- _INSTRUCTIONS FOR THE TASK_
Repeat the span of the entries below that starts at the line with "Write the seaborn" and ends at the line with "from matplotlib.lines import Line2D", nothing more. Skip the pictures.

---------- DATA FOR THIS EXERCISE

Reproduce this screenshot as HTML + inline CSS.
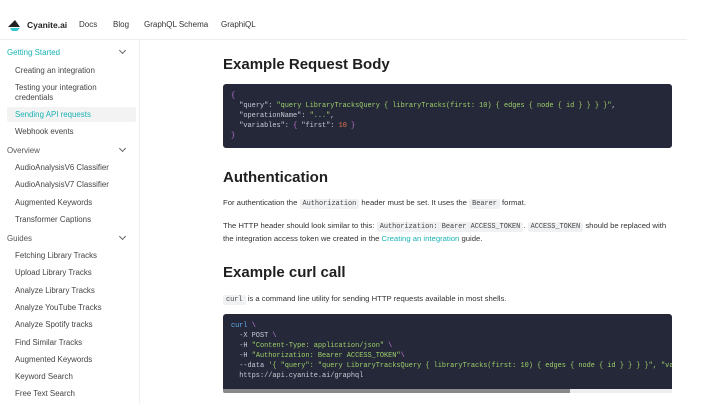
<!DOCTYPE html>
<html><head><meta charset="utf-8"><style>
*{margin:0;padding:0;box-sizing:border-box}
body{width:712px;height:419px;overflow:hidden;background:#fff;font-family:"Liberation Sans",sans-serif;color:#222;position:relative}
.a{position:absolute;white-space:nowrap}
.nav{font-size:8px;color:#333;top:20px}
.hdr{position:absolute;left:0;top:39px;width:687px;height:1px;background:#eee}
.side{position:absolute;left:139px;top:40px;width:1px;height:363px;background:#eee}
.s{font-size:7.9px;color:#444;left:15px}
.g{font-size:7.9px;color:#555;left:7px}
.chev{position:absolute;left:120px;width:5px;height:5px;border-right:1px solid #666;border-bottom:1px solid #666;transform:rotate(45deg)}
h2{position:absolute;left:223px;font-size:15px;font-weight:bold;color:#1f1f1f;white-space:nowrap}
.p{font-size:7.7px;color:#333;left:223px}
code{font-family:"Liberation Mono",monospace;font-size:6.9px;background:#f0f1f3;padding:1px 3px;border-radius:2px;color:#444}
.code{position:absolute;left:223px;width:449px;background:#242838;border-radius:3px;font-family:"Liberation Mono",monospace;font-size:6.9px;line-height:10px;color:#c8ccd8;padding:6px 8px;white-space:pre;overflow:hidden}
.k{color:#c8ccd8}.st{color:#9fcf6a}.pu{color:#c678dd}.n{color:#e8744f}.b{color:#61afef}
a{color:#1ab2b5;text-decoration:none}
</style></head><body>
<svg class="a" style="left:6px;top:19px" width="16" height="12"><polygon points="2,8 9,1 14,8" fill="#222"/><polygon points="4,9 14,9 11,12 6,12" fill="#36c6d2"/></svg>
<div class="a" style="left:27px;top:20px;font-size:8.5px;font-weight:bold;color:#222">Cyanite.ai</div>
<div class="a nav" style="left:79px">Docs</div>
<div class="a nav" style="left:113px">Blog</div>
<div class="a nav" style="left:144px">GraphQL Schema</div>
<div class="a nav" style="left:221px">GraphiQL</div>
<div class="hdr"></div><div class="side"></div>

<div class="a g" style="top:48px;color:#1ab2b5">Getting Started</div><div class="chev" style="top:48px"></div>
<div class="a s" style="top:66px">Creating an integration</div>
<div class="a s" style="top:83px;line-height:10px">Testing your integration<br>credentials</div>
<div style="position:absolute;left:7px;top:107px;width:129px;height:15px;background:#f3f3f4;border-radius:2px"></div>
<div class="a s" style="top:110px;color:#1ab2b5">Sending API requests</div>
<div class="a s" style="top:127px">Webhook events</div>
<div class="a g" style="top:146px">Overview</div><div class="chev" style="top:146px"></div>
<div class="a s" style="top:163px">AudioAnalysisV6 Classifier</div>
<div class="a s" style="top:180px">AudioAnalysisV7 Classifier</div>
<div class="a s" style="top:198px">Augmented Keywords</div>
<div class="a s" style="top:215px">Transformer Captions</div>
<div class="a g" style="top:234px">Guides</div><div class="chev" style="top:234px"></div>
<div class="a s" style="top:251px">Fetching Library Tracks</div>
<div class="a s" style="top:268px">Upload Library Tracks</div>
<div class="a s" style="top:286px">Analyze Library Tracks</div>
<div class="a s" style="top:303px">Analyze YouTube Tracks</div>
<div class="a s" style="top:320px">Analyze Spotify tracks</div>
<div class="a s" style="top:338px">Find Similar Tracks</div>
<div class="a s" style="top:355px">Augmented Keywords</div>
<div class="a s" style="top:372px">Keyword Search</div>
<div class="a s" style="top:389px">Free Text Search</div>

<h2 style="top:56px">Example Request Body</h2>
<div class="code" style="top:84px;height:64px;padding-top:7px"><span class="pu">{</span>
  <span class="k">"query"</span>: <span class="st">"query LibraryTracksQuery { libraryTracks(first: 10) { edges { node { id } } } }"</span>,
  <span class="k">"operationName"</span>: <span class="st">"..."</span>,
  <span class="k">"variables"</span>: <span class="pu">{</span> <span class="k">"first"</span>: <span class="n">10</span> <span class="pu">}</span>
<span class="pu">}</span></div>

<h2 style="top:169px">Authentication</h2>
<div class="a p" style="top:198px">For authentication the <code>Authorization</code> header must be set. It uses the <code>Bearer</code> format.</div>
<div class="a p" style="top:221px">The HTTP header should look similar to this: <code>Authorization: Bearer ACCESS_TOKEN</code>. <code>ACCESS_TOKEN</code> should be replaced with</div>
<div class="a p" style="top:234px">the integration access token we created in the <a>Creating an integration</a> guide.</div>

<h2 style="top:264px">Example curl call</h2>
<div class="a p" style="top:294px"><code>curl</code> is a command line utility for sending HTTP requests available in most shells.</div>
<div class="code" style="top:314px;height:76px;padding-top:7px;border-radius:3px 3px 0 0"><span class="b">curl</span> <span class="pu">\</span>
  -X POST <span class="pu">\</span>
  -H <span class="st">"Content-Type: application/json"</span> <span class="pu">\</span>
  -H <span class="st">"Authorization: Bearer ACCESS_TOKEN"</span><span class="pu">\</span>
  --data <span class="st">'{ "query": "query LibraryTracksQuery { libraryTracks(first: 10) { edges { node { id } } } }", "variables": {} }'</span> <span class="pu">\</span>
  https://api.cyanite.ai/graphql</div>
<div style="position:absolute;left:223px;top:389px;width:449px;height:4px;background:#eee"></div>
<div style="position:absolute;left:223px;top:389px;width:347px;height:4px;background:#8a8a8a;border-radius:0 0 0 2px"></div>
</body></html>
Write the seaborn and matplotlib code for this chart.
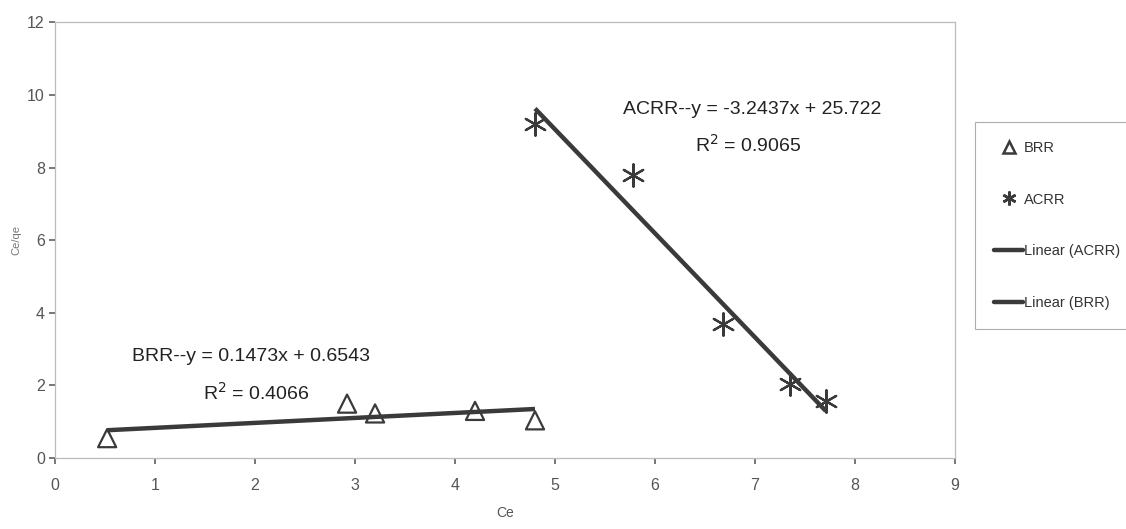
import matplotlib
matplotlib.use("Agg")
import matplotlib.pyplot as plt
import seaborn as sns
import pandas as pd
from matplotlib.lines import Line2D

# data
brr_ce = [0.52, 2.92, 3.2, 4.2, 4.8]
brr_ratio = [0.55, 1.5, 1.23, 1.3, 1.04]
acrr_ce = [4.8, 5.78, 6.68, 7.35, 7.71]
acrr_ratio = [9.2, 7.8, 3.7, 2.05, 1.56]
x_ticks = [0, 1, 2, 3, 4, 5, 6, 7, 8, 9]
y_ticks = [0, 2, 4, 6, 8, 10, 12]
acrr_eq = "ACRR--y = -3.2437x + 25.722"
acrr_r2 = "R$^2$ = 0.9065"
brr_eq = "BRR--y = 0.1473x + 0.6543"
brr_r2 = "R$^2$ = 0.4066"
legend_labels = ["BRR", "ACRR", "Linear (ACRR)", "Linear (BRR)"]

sns.set_theme(style="white")
plt.rcParams['font.family'] = ['Liberation Sans', 'DejaVu Sans']

brr = pd.DataFrame({"Ce": brr_ce, "ratio": brr_ratio})
acrr = pd.DataFrame({"Ce": acrr_ce, "ratio": acrr_ratio})

fig = plt.figure(figsize=(11.26, 5.29), dpi=100)
ax = fig.add_axes([0.049, 0.134, 0.799, 0.824])

dark = "#3a3a3a"
sns.regplot(data=acrr, x="Ce", y="ratio", ax=ax, scatter=False, ci=None,
            line_kws=dict(color=dark, lw=3.2, solid_capstyle="butt"))
sns.regplot(data=brr, x="Ce", y="ratio", ax=ax, scatter=False, ci=None,
            line_kws=dict(color=dark, lw=3.2, solid_capstyle="butt"))

sns.scatterplot(data=brr, x="Ce", y="ratio", ax=ax, marker="^", s=170,
                facecolor="none", edgecolor=dark, linewidth=1.6, zorder=3)
sns.scatterplot(data=acrr, x="Ce", y="ratio", ax=ax, marker=(6, 2, 0), s=260,
                color=dark, edgecolor=dark, linewidth=1.6, zorder=3)

ax.set_xlim(0, 9)
ax.set_ylim(0, 12)
ax.set_xticks(x_ticks)
ax.set_yticks(y_ticks)
ax.tick_params(axis="both", colors="#666666", labelsize=11.5, length=4, direction="out",
               labelcolor="#555555", bottom=True, left=True)
ax.tick_params(axis="x", pad=10)
for s in ax.spines.values():
    s.set_color("#bbbbbb")
    s.set_linewidth(0.9)
ax.set_xlabel("Ce", fontsize=10, color="#555555", labelpad=10)
ax.set_ylabel("Ce/qe", fontsize=8, color="#777777", labelpad=4)

ax.text(6.97, 9.6, acrr_eq, fontsize=14, color="#222222", ha="center", va="center")
ax.text(6.93, 8.63, acrr_r2, fontsize=14, color="#222222", ha="center", va="center")
ax.text(1.96, 2.8, brr_eq, fontsize=14, color="#222222", ha="center", va="center")
ax.text(2.01, 1.8, brr_r2, fontsize=14, color="#222222", ha="center", va="center")

handles = [
    Line2D([], [], ls="none", marker="^", markersize=8, markerfacecolor="none",
           markeredgecolor=dark, markeredgewidth=1.8),
    Line2D([], [], ls="none", marker=(6, 2, 0), markersize=10, color=dark,
           markeredgewidth=1.8),
    Line2D([], [], color=dark, lw=3.2),
    Line2D([], [], color=dark, lw=3.2),
]
leg = fig.legend(handles, legend_labels, loc="upper left", bbox_to_anchor=(0.866, 0.77),
                 fontsize=10.5, frameon=True, fancybox=False, labelspacing=2.6,
                 handlelength=2.0, handletextpad=0.05, borderpad=1.3, borderaxespad=0)
leg.get_frame().set_edgecolor("#999999")
leg.get_frame().set_linewidth(0.8)
for t in leg.get_texts():
    t.set_color("#333333")

fig.savefig("out.png", dpi=100)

--------------------

- _ANSWER TO THIS EXERCISE_
Write the seaborn and matplotlib code for this chart.
import matplotlib
matplotlib.use("Agg")
import matplotlib.pyplot as plt
import seaborn as sns
import pandas as pd
from matplotlib.lines import Line2D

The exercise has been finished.